VMware has developed a new API aimed at offering service providers a means of improving their connection to private clouds. The move is part of the vCloud initiative announced yesterday, aimed at bridging the gap between public and private clouds.

The VMware vCloud API, which has been released privately to several service providers, is due to be released publicly very shortly. The development of the API is a crucial element of the whole vCloud initiative and aims to bridge the gap between the private and public cloud said Dan Chu, vice president of VMware's emerging business division.

Chu said that one of the drivers for the API was the lack of standardisation for cloud computing interoperability. He said that the company was looking to build on its work with Distributed Management Task Force (DMTF) on the open virtualisation format (OVF). "The industry needs to take a big step towards interoperability. We hope to work with the appropriate bodies to move forward to establish a common standard."

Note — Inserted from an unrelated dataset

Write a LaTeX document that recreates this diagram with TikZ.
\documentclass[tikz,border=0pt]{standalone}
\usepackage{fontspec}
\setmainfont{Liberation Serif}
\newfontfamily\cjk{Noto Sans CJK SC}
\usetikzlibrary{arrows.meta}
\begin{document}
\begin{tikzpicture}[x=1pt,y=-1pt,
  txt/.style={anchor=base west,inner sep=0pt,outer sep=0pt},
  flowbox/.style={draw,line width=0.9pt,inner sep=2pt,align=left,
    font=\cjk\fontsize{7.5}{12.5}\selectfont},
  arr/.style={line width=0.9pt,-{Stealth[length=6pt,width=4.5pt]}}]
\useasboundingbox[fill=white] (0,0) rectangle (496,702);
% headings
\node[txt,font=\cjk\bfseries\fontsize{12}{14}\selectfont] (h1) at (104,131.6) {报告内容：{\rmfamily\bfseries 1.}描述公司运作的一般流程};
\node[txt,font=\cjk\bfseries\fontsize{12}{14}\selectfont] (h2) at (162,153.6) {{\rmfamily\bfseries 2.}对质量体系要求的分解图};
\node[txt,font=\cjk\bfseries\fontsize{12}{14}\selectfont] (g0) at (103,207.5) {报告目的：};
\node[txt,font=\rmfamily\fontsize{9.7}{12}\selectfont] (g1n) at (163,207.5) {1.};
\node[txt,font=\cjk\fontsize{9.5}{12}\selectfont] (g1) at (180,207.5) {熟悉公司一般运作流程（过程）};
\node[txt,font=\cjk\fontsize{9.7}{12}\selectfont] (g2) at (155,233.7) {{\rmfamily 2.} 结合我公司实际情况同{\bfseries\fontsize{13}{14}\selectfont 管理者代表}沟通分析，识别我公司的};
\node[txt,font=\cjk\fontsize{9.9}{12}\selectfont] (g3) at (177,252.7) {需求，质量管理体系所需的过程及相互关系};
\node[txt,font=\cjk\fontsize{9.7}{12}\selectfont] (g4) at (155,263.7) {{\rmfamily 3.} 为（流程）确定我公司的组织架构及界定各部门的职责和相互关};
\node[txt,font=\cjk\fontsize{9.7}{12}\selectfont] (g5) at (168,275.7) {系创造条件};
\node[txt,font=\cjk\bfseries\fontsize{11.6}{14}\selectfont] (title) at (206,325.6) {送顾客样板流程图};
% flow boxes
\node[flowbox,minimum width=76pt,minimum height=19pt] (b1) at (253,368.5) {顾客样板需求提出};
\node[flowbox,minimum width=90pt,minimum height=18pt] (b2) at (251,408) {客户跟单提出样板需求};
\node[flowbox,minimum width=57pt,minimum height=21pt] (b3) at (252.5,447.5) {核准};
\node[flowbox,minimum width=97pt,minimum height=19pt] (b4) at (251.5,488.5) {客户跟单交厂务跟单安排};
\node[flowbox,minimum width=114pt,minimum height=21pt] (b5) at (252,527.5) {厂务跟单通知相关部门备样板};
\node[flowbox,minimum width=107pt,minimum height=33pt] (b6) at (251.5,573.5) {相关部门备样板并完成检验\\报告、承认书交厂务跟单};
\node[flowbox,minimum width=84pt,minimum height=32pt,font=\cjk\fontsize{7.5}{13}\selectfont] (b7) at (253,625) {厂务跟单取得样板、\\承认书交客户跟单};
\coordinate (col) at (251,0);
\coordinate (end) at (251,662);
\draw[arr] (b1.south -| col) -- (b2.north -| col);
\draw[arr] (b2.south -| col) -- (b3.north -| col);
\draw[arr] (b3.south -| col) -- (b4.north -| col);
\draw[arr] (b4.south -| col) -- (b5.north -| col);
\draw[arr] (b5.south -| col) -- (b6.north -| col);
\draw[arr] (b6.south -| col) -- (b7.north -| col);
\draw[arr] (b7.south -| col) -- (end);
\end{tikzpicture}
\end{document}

VMware has already submitted a draft of its VMware vCloud API to enable consistent mobility, provisioning, management, and service assurance of applications running in internal and external clouds.

Simon Hansford, vice president products and marketing for UK service provider Attenda, said that the company was one of those that had taken the API from VMware although he stressed that Attenda was not yet offering services based on it. He said that the availability of the API would be a way of speeding up service delivery.

As an instance, he cited the example of one of its customers, the airline BMI. He described that one of the ways in worked with the airline was by offering greater capacity in exceptional circumstances, for example, when a new block of tickets has been released.

"We can provision more capacity to cope with this, with just a 24-hour turnaround - something that would have weeks when we worked physically but with the new API we will be able to move even quicker. In time, we will be able to deploy more resources automatically rather than manually, as we do now."